Rasulo also is encouraged by Disney’s overseas investments. For example it now has about 100 Disney Channels, up from 19 about five years ago. The Shanghai Disney Resort under construction also “has the potential to be our second biggest resort around the world” over time.


I love reading stories where the public is talked about as a revenue stream, as something to be lorded over and used as a line item on a balance sheet by someone who when asked how much a gallon of milk costs would smugly answer, “Who cares.”. As if it’s a given that the revenue drones would never do the unthinkable – turn off the tv.
Its completely impossible to imagine that there’s anyone NOT into sports so his argument is completely valid.
(I’d buy an ESPN-less package in a heartbeat.)
Disney – ESPN = Pixar
Imagine that!
Since selling Miramax, is Disney only still distributing Studio Ghibli films for Lasseter, or the awards?
Managed correctly, Marvel Studios can be another huge profit stream. Won’t be that long before all the big characters are back “in house” and there are a ton of small characters just waiting for exposure to explode into the mainstream.
I love when consumers are warned that what we are paying through the nose for is worth it…
I for one, maybe I’m the only person in the United States, but I would love to pay less and not get ESPN. No one in our family watches or cares about sports. So you have to ask idiots like the executive above, who subsidizes who? Please create packages with more dynamic choices, where I can buy only the channels I want. If that means some channels go under due to lack of eyeballs, so be it. That’s called the free market. I’m sure there is an audience who might only get ESPN. And that’s the business Disney should be in. Not forcing consumers to ‘take it’ because it’s good for us. But I think that day is coming. The day when we might actually only buy the content we want, and make the media companies run those businesses with the money people wish to spend on them. My guess is going to a mor open system would be great for starting new channels with lower costs to consumers, where people would find new material they like. And they might even stumble into creating tomorrows hits because these new channels could be created with an eye on low cost.
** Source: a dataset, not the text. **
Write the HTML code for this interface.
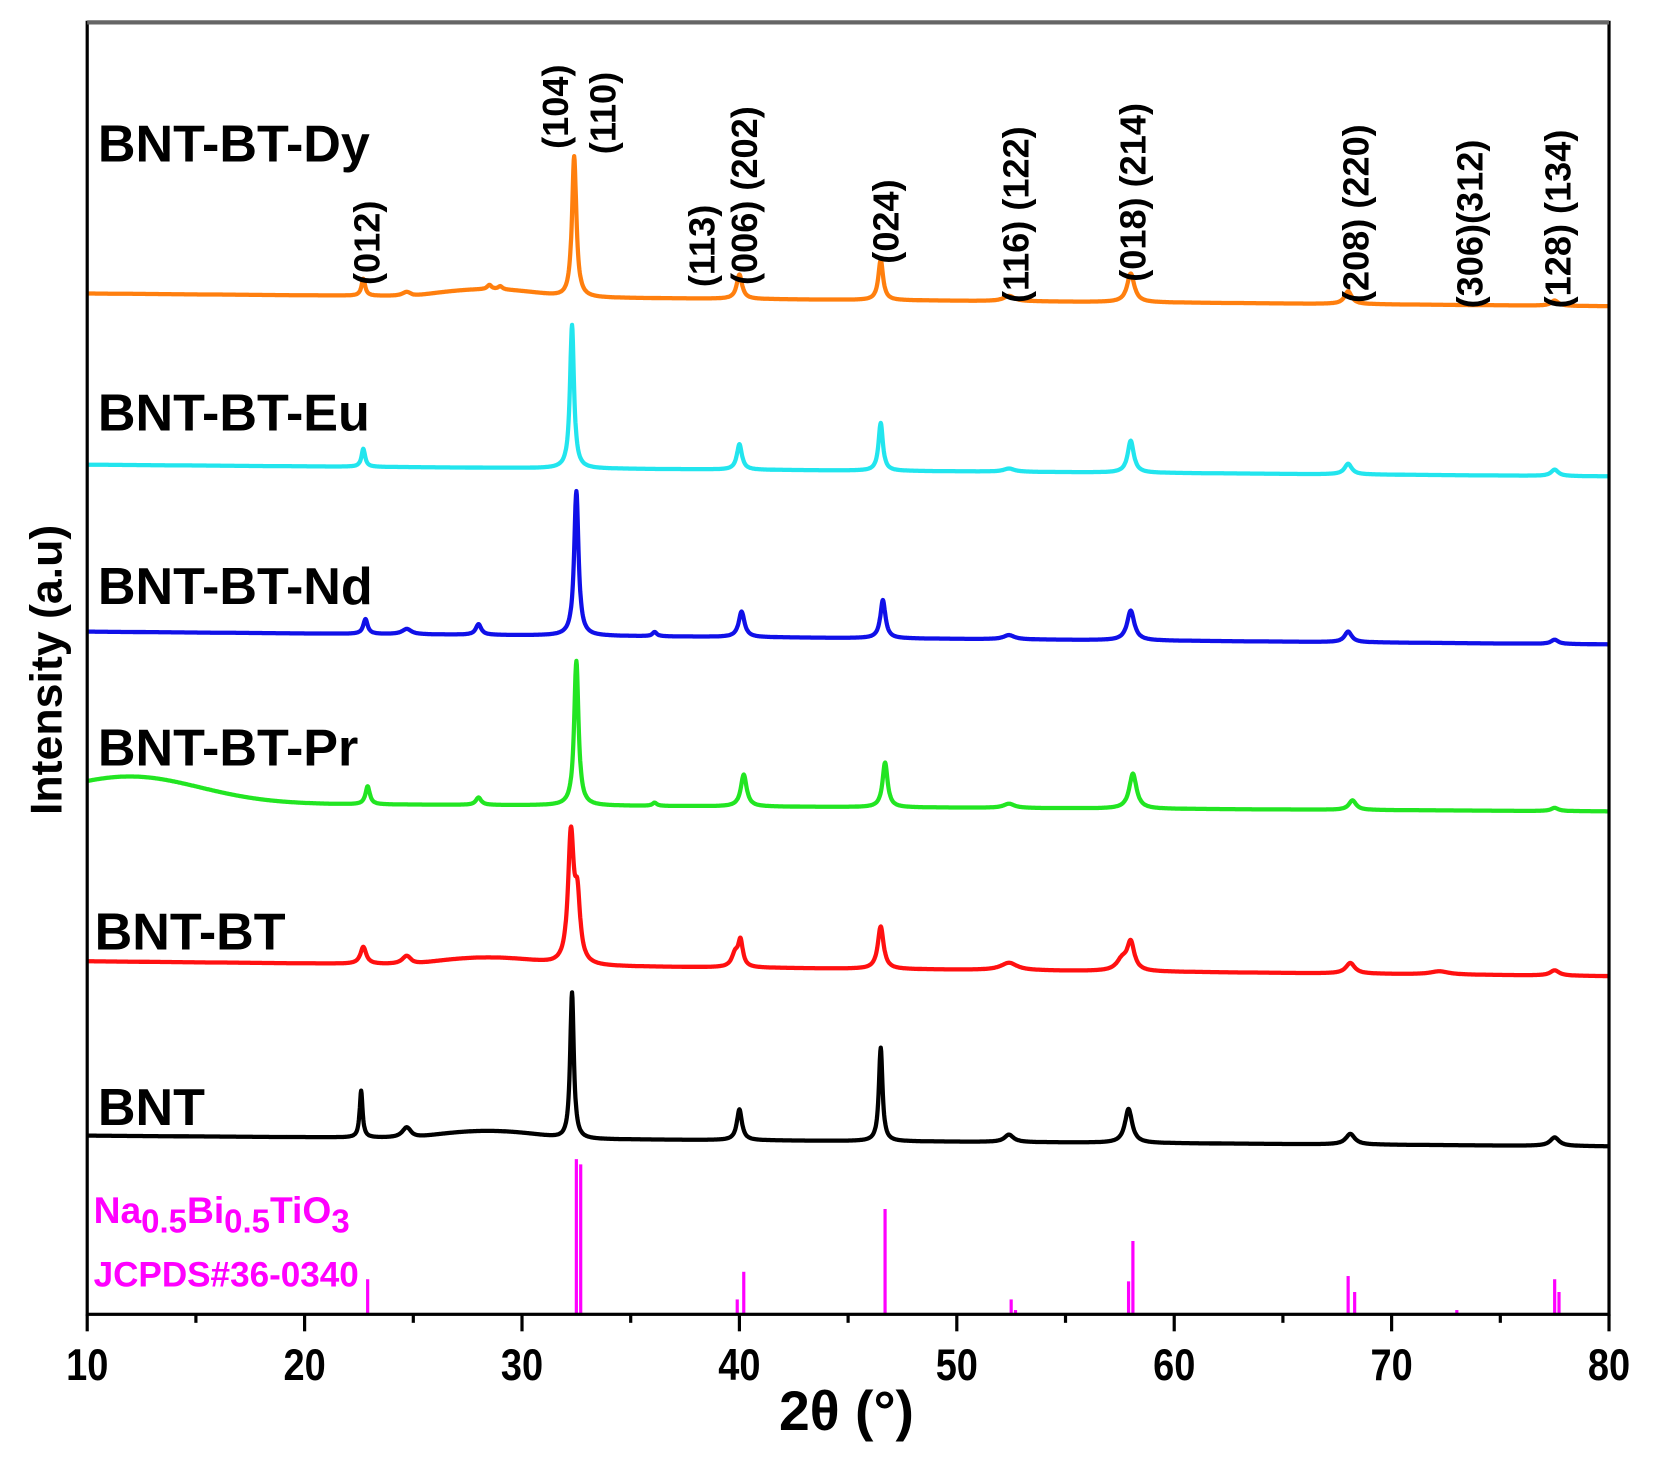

I can live without cable, but I cannot exist without ESPN.
Teddy, if your not a Disney troll, no one is trying to take your ESPN away. I just don’t want to pay $5 a month for someting I never watch.
The suggestion that Time Warner does this “at their peril” is ridiculous. God forbid we actually get a choice. I got rid of cable because there was so much garbage I didn’t want to pay for. Actually charging less and getting less seems like a viable option to me.
Might not be so bad if ESPN didn’t cherry pick the largest markets and basically ignore everything else. I remember when they had hours of Billiards and Australian Rules Football.
Those of us in the hinterlands don’t need ESPN and I would also get the package that didn’t offer it if my provider had such a package.